I Must Bring Them Also

O God, you have made of one blood all the peoples of the earth, and sent your blessed Son to preach peace to those who are far off and to those who are near: Grant that people everywhere may seek after you and find you; bring the nations into your fold; pour out your Spirit upon all flesh; and hasten the coming of your kingdom; through Jesus Christ our Lord. (BCP 100)

In the Gospel reading appointed for today (John 10:1-18), Jesus first tries to use the metaphor of the sheepfold to describe his relation to the disciples. “The one who enters by the gate is the shepherd of the sheep.”

Blank stares. As John wryly observes, “Jesus used this figure of speech with them, but they did not understand what he was saying to them.”

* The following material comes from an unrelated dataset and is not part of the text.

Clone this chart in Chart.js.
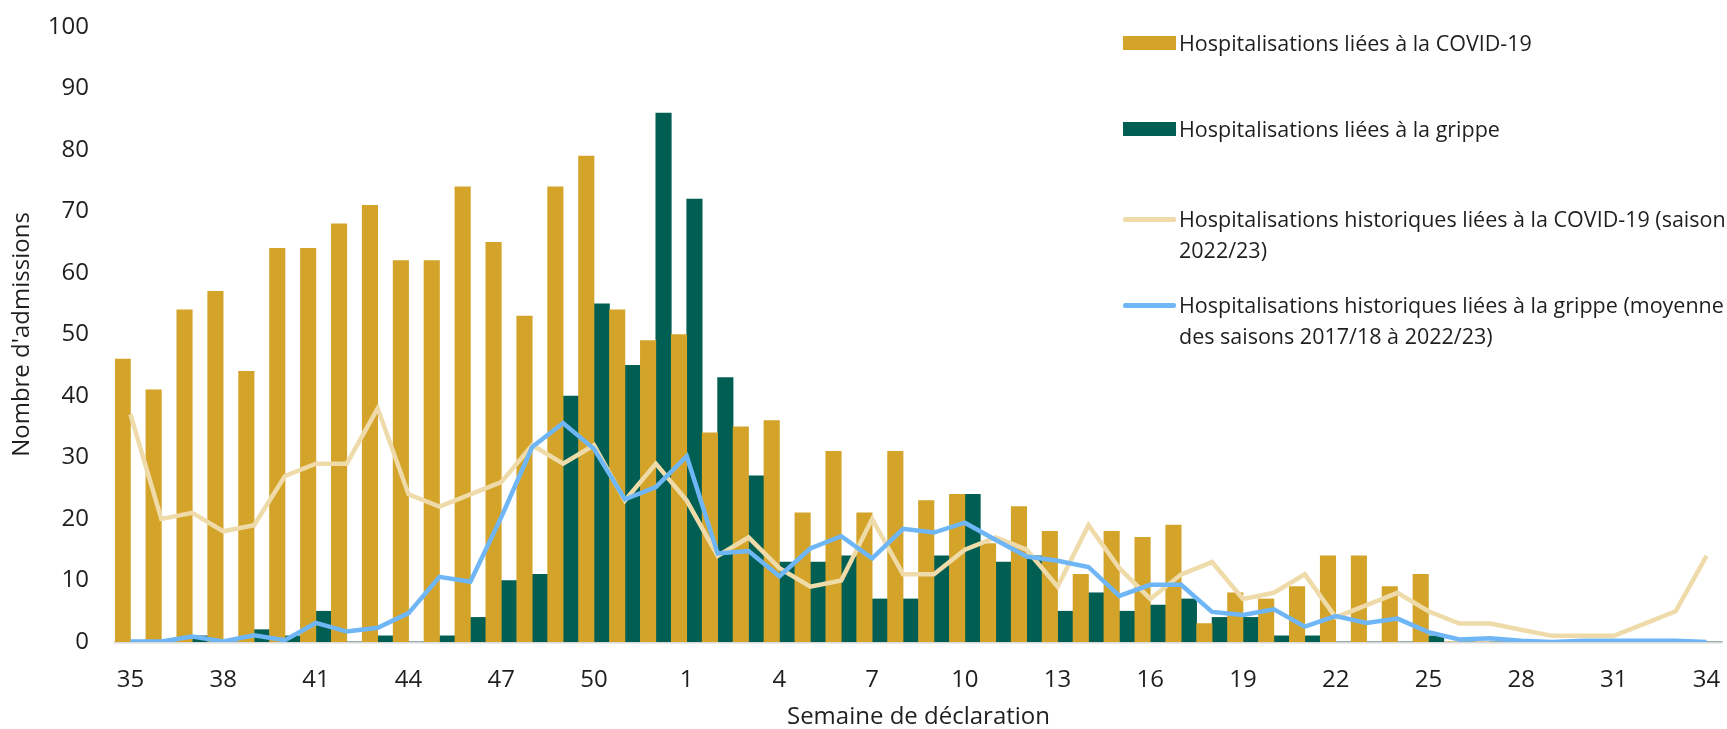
<!DOCTYPE html>
<html>
<head>
<meta charset="utf-8">
<script src="https://cdn.jsdelivr.net/npm/chart.js@4/dist/chart.umd.min.js"></script>
<style>
  html, body { margin: 0; padding: 0; background: #ffffff; }
  #wrap { position: relative; width: 1727px; height: 729px; overflow: hidden; }
  #chart { position: absolute; left: 0; top: 0; }
  #legend { position: absolute; left: 1123px; top: 0; width: 604px; height: 360px;
            font-family: 'Open Sans', sans-serif; font-size: 21.5px; color: #1f1f1f; }
  .item { position: absolute; left: 0; }
  .sw { position: absolute; left: 0; width: 53px; }
  .txt { position: absolute; left: 56px; top: 0; line-height: 31px; white-space: nowrap; }
</style>
</head>
<body>
<div id="wrap">
  <canvas id="chart" width="1727" height="729"></canvas>
  <div id="legend"></div>
</div>
<script>
// ---- Data ----
const weeks = ['35','36','37','38','39','40','41','42','43','44','45','46','47','48','49','50','51','52',
  '1','2','3','4','5','6','7','8','9','10','11','12','13','14','15','16','17','18','19','20',
  '21','22','23','24','25','26','27','28','29','30','31','32','33','34'];

const covidAdmissions = [46,41,54,57,44,64,64,68,71,62,62,74,65,53,74,79,54,49,
  50,34,35,36,21,31,21,31,23,24,16,22,18,11,18,17,19,3,8,7,9,14,14,9,11,0,0,0,0,0,0,0,0,0];

const fluAdmissions = [0,0,1,0,2,1,5,0,1,0,1,4,10,11,40,55,45,86,
  72,43,27,13,13,14,7,7,14,24,13,14,5,8,5,6,7,4,4,1,1,0,0,0,1,0,0,0,0,0,0,0,0,0];

const covidHistoric = [37,20,21,18,19,27,29,29,38,24,22,24,26,32,29,32,23,29,
  23,14,17,12,9,10,20,11,11,15,17,15,9,19,12,7,11,13,7,8,11,4,6,8,5,3,3,2,1,1,1,3,5,14];

const fluHistoric = [0.1,0.1,0.9,0.1,1.1,0.3,3.1,1.7,2.3,4.7,10.6,9.8,20.3,31.7,35.6,31.4,23.2,25.2,
  30.2,14.4,14.8,10.7,15.2,17.2,13.6,18.4,17.8,19.4,16.6,13.9,13.2,12.2,7.5,9.3,9.3,4.9,4.4,5.3,
  2.5,4.2,3.1,3.8,1.6,0.4,0.6,0.2,0,0.2,0.2,0.2,0.2,0];

const seriesLabels = [
  ['Hospitalisations liées à la COVID-19'],
  ['Hospitalisations liées à la grippe'],
  ['Hospitalisations historiques liées à la COVID-19 (saison', '2022/23)'],
  ['Hospitalisations historiques liées à la grippe (moyenne', 'des saisons 2017/18 à 2022/23)']
];
const xTitle = 'Semaine de déclaration';
const yTitle = "Nombre d'admissions";

const ORANGE = '#D4A32A';
const GREEN = '#005F52';
const BEIGE = '#EEDBA9';
const BLUE = '#6FB6F6';
const TEXT = '#1f1f1f';

function draw() {
  Chart.defaults.font.family = "'Open Sans', sans-serif";
  const ctx = document.getElementById('chart').getContext('2d');
  new Chart(ctx, {
    type: 'bar',
    data: {
      labels: weeks,
      datasets: [
        { type: 'bar', label: seriesLabels[0].join(' '), data: covidAdmissions, backgroundColor: ORANGE, order: 3 },
        { type: 'bar', label: seriesLabels[1].join(' '), data: fluAdmissions, backgroundColor: GREEN, order: 3 },
        { type: 'line', label: seriesLabels[2].join(' '), data: covidHistoric, borderColor: BEIGE, backgroundColor: BEIGE,
          borderWidth: 4.5, pointRadius: 0, tension: 0, order: 1 },
        { type: 'line', label: seriesLabels[3].join(' '), data: fluHistoric, borderColor: BLUE, backgroundColor: BLUE,
          borderWidth: 4.5, pointRadius: 0, tension: 0, order: 0 }
      ]
    },
    options: {
      responsive: false,
      animation: false,
      layout: { padding: { top: 27, right: 5, left: 0, bottom: 0 } },
      plugins: { legend: { display: false }, tooltip: { enabled: false } },
      datasets: { bar: { categoryPercentage: 1.0, barPercentage: 1.0 } },
      scales: {
        x: {
          grid: { display: false, drawTicks: false },
          border: { display: true, color: '#d9d9d9', width: 2.5 },
          ticks: {
            autoSkip: false, maxRotation: 0, minRotation: 0, padding: 24,
            color: TEXT, font: { size: 24 },
            callback: function (v, i) { return i % 3 === 0 ? weeks[i] : ''; }
          },
          title: { display: true, text: xTitle, color: TEXT, font: { size: 24, lineHeight: 1 }, padding: { top: 0, bottom: 0 } },
          afterFit: function (s) { s.height = 87; s.paddingLeft = 0; s.paddingRight = 0; }
        },
        y: {
          min: 0, max: 100,
          grid: { display: false, drawTicks: false },
          border: { display: false },
          ticks: { stepSize: 10, padding: 26, color: TEXT, font: { size: 24 } },
          title: { display: true, text: yTitle, color: TEXT, font: { size: 24 }, padding: { top: 8, bottom: 0 } },
          afterFit: function (s) { s.width = 115; s.paddingTop = 0; s.paddingBottom = 0; }
        }
      }
    }
  });

  // HTML legend (wrapped labels)
  const legend = document.getElementById('legend');
  const swatches = [
    { kind: 'box', color: ORANGE }, { kind: 'box', color: GREEN },
    { kind: 'line', color: BEIGE }, { kind: 'line', color: BLUE }
  ];
  const rowCenters = [42, 128, 218, 304];
  seriesLabels.forEach(function (lines, i) {
    const item = document.createElement('div');
    item.className = 'item';
    item.style.top = (rowCenters[i] - 15.5) + 'px';
    const sw = document.createElement('div');
    sw.className = 'sw';
    if (swatches[i].kind === 'box') {
      sw.style.height = '14px'; sw.style.top = (15.5 - 7 + 1) + 'px';
      sw.style.background = swatches[i].color;
    } else {
      sw.style.height = '4.5px'; sw.style.top = (15.5 - 2 + 1) + 'px';
      sw.style.background = swatches[i].color; sw.style.borderRadius = '2px';
    }
    const txt = document.createElement('div');
    txt.className = 'txt';
    txt.innerHTML = lines.map(function (l) { return l.replace(/&/g, '&amp;').replace(/</g, '&lt;'); }).join('<br>');
    item.appendChild(sw); item.appendChild(txt);
    legend.appendChild(item);
  });
}

if (document.fonts && document.fonts.load) {
  Promise.all([document.fonts.load("24px 'Open Sans'"), document.fonts.load("21.5px 'Open Sans'")])
    .then(draw, draw);
} else { draw(); }
</script>
</body>
</html>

So he tries again. “I am the gate. Whoever enters by me will be saved, and they will come in and go out and find pasture.” The disciples scratch their heads. Which is it, the shepherd or the gate?

One more time. “I am the good shepherd. The good shepherd lays down his life for the sheep” (John 10:11). Now, at least those of us reading the Gospel get it, even if the disciples at the time didn’t. “Lays down his life” — we know what that means. We have trusted in Jesus’ death and resurrection, and we know what it means for him to be the Good Shepherd. We even painted some of our earliest churches with that very image of Jesus bearing a lamb in his arms.

But Jesus doesn’t stop there. He goes on to say that “I have other sheep that do not belong to this fold. I must bring them also, and they will listen to my voice. So there will be one flock, one shepherd” (John 10:16).

Now he goes right over our heads, too. We’re the sheep, right? We came in through the gate, didn’t we? What about that other parable, the one with the goats — all the others are goats, right?

But what if the Good Shepherd has many flocks? What if the Gate himself opens in many directions — the one we came through and many more besides? What if we are not the flock, but rather simply a flock? I think about this image when I look around at the many branches and denominations that make up the Christian world.

“Grant that people everywhere may seek after you and find you; bring the nations into your fold,” we pray today.

It’s Jesus’ sheepfold, not ours. We know that we have found the gate we needed to enter. Others may not enter by the same gate we did, but if the Good Shepherd “brings them also,” then they too “will come in and go out and find pasture.”